A principal ilação que se deve retirar prende-se, incontornavelmente, com o facto de, também em Espanha, se estar a fortalecer e sedimentar a emergência do radicalismo político que, até agora, se circunscrevia apenas ao papel desempenhado pelo Podemos. Com a extrema-esquerda radical e populista já representada no cenário político espanhol, Espanha pode estar a um passo de ter de conviver, também, com um fenómeno novo – o radicalismo populista agora de cariz contrário e estruturado em torno do Vox.
Se não são, obviamente, boas notícias para a estabilidade da governação espanhola, com toda a certeza que também não o serão para a estabilidade da situação política nesta Europa cada vez mais integrada politicamente, e em que o que se passa ou acontece em cada um dos seus (ainda) 28 Estados não é estranho nem alheio a todos os restantes Estados membros da União.

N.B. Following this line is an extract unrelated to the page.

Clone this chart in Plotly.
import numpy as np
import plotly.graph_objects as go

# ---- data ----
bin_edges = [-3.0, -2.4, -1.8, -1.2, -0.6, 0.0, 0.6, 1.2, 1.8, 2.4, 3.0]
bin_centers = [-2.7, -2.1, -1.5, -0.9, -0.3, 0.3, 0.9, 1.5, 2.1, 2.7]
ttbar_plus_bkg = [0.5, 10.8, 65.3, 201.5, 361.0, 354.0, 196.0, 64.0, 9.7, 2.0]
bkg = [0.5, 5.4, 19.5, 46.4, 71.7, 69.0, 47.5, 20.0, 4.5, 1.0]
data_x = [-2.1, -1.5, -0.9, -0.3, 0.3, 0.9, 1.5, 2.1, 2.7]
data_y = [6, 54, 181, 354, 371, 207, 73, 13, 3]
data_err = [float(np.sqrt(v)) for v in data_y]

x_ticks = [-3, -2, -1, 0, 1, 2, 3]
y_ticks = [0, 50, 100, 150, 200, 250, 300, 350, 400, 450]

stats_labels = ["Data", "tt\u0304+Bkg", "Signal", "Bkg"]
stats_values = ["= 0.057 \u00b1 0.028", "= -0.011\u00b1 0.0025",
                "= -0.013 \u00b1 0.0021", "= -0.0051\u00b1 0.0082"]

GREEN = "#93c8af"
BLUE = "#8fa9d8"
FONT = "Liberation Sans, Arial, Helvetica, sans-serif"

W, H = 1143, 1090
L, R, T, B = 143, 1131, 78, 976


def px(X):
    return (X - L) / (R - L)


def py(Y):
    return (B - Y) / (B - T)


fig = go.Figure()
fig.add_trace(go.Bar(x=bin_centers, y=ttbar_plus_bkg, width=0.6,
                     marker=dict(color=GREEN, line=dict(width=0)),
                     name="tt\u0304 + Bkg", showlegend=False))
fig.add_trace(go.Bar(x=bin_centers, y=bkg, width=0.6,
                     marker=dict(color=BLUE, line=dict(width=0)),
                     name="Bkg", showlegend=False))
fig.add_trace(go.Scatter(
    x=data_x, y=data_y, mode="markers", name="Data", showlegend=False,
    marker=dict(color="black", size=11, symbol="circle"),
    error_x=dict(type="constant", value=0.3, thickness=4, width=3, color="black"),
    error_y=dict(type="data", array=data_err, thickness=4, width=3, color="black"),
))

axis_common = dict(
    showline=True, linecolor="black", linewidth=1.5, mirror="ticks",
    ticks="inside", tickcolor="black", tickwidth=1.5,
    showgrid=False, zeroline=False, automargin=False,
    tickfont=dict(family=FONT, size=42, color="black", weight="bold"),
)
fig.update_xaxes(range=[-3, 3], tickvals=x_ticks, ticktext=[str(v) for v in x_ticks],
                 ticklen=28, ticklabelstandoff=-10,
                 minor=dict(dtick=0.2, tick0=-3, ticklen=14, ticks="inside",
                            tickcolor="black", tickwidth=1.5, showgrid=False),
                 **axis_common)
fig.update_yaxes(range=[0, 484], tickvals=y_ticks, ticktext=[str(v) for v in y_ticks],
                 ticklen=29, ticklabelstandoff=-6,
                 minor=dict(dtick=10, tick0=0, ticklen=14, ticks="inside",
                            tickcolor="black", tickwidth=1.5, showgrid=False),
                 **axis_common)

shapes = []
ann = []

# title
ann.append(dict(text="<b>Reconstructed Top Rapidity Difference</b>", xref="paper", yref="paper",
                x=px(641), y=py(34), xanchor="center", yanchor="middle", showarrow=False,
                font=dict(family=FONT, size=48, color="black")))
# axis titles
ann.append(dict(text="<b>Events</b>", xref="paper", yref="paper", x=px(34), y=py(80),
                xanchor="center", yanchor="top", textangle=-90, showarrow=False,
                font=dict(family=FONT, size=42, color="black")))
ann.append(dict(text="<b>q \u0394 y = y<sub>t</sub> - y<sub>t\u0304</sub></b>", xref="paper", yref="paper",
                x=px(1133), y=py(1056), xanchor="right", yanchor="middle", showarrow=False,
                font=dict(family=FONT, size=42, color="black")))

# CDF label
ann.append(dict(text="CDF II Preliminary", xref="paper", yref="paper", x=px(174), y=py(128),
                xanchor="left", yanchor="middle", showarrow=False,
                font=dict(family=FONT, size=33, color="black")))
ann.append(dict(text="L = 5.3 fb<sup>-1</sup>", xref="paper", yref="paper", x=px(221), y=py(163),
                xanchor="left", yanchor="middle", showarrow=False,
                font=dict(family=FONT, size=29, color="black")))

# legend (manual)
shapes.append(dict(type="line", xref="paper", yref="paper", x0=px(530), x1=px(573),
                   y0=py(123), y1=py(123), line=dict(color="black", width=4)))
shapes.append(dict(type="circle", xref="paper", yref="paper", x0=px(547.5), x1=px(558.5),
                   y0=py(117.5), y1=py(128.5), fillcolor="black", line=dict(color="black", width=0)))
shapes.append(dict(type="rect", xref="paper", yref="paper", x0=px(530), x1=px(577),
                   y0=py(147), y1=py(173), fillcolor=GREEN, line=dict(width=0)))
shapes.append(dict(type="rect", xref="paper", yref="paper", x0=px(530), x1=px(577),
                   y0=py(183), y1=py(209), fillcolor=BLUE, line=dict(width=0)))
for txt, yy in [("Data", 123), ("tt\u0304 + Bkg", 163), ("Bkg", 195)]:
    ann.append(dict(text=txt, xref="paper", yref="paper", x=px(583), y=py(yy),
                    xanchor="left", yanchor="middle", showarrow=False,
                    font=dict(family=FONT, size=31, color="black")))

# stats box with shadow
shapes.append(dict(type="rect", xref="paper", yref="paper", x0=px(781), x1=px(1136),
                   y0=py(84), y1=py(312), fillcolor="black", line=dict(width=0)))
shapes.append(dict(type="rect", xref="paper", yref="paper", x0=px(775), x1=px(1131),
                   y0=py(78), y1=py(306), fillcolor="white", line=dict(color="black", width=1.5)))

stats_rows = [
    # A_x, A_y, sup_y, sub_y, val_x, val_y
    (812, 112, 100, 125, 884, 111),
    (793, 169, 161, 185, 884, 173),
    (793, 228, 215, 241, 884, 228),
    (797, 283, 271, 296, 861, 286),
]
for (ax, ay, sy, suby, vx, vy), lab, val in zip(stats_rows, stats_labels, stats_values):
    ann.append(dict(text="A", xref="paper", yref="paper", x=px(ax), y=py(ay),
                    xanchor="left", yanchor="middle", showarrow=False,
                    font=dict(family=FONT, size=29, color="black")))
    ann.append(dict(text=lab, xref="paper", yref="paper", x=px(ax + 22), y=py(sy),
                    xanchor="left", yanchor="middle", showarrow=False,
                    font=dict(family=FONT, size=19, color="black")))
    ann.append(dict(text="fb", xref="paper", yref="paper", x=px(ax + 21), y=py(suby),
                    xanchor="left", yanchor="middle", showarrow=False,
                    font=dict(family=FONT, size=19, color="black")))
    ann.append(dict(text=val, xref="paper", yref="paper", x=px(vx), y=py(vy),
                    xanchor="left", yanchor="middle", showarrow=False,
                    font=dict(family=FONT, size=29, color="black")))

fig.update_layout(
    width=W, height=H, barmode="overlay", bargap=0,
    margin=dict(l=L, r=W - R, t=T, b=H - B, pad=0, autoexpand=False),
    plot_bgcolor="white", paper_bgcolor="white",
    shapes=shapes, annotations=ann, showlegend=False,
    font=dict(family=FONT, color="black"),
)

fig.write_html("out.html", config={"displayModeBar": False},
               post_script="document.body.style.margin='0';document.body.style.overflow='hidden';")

Com a chanceler Angela Merkel profundamente enfraquecida, com Macron a conhecer altas taxas de desaprovação em França, com a Itália nas mãos dos populistas da Liga e do 5 Estrelas, com os países de Visegrado (Hungria, República Checa e Eslováquia) e outros Estados da antiga Europa de leste (Polónia, Croácia e Roménia) a enfileirarem, cada vez mais, por opções políticas que suscitam as maiores reservas em termos de respeito pelas próprias regras do estado de direito democrático e com o Reino Unido com as malas feitas para deixar a União no próximo dia 29 de março – talvez tenhamos uma noção perfeita dos dilemas, dos desafios, mas também dos perigos, com que o que sobra desta Europa, ainda dita da União, se irá defrontar nos tempos mais próximos, nomeadamente nas eleições para o Parlamento Europeu do próximo mês de maio.

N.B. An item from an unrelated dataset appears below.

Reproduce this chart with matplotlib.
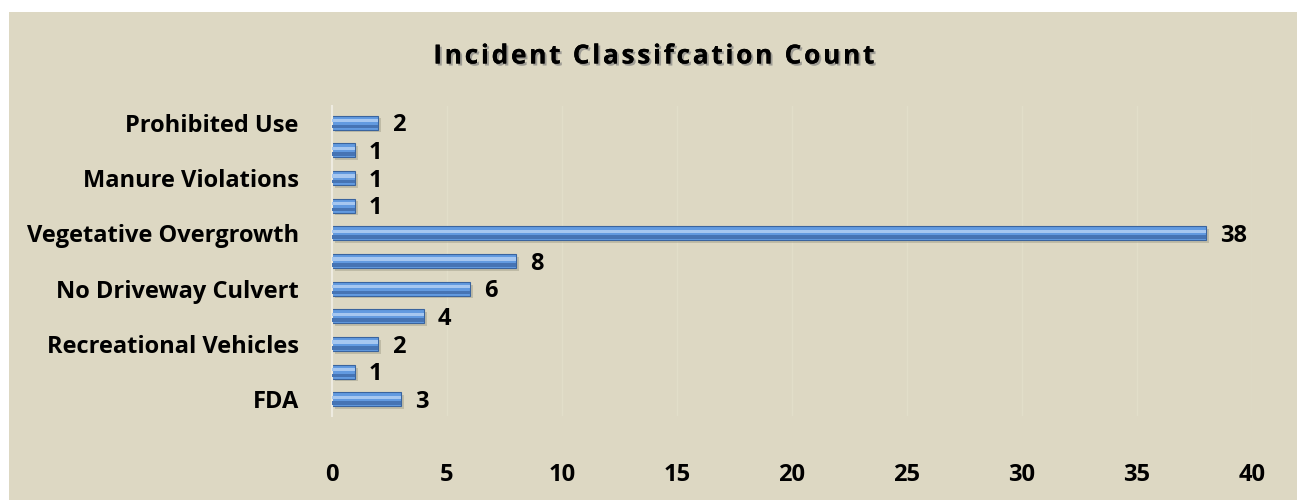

Se a estes fenómenos partidários somarmos os movimentos inorgânicos que vão pululando um pouco pelas diferentes latitudes do Velho Continente – e de que as manifestações dos “coletes amarelos” no passado sábado em Paris constituíram o mais recente exemplo – talvez possamos concluir, sem risco de grande desmentido, que vão perigosos os tempos que se avizinham nesta Europa em que, teimosa e idealisticamente, alguns continuam a acreditar e com que continuam a sonhar por acreditarem (acreditarmos) que os valores subjacentes à obra dos pais fundadores são perenes, são imorredouros e continuam a ser o único seguro e a única garantia para os europeus, neste mundo em permanente convulsão e cada vez mais menos confiável.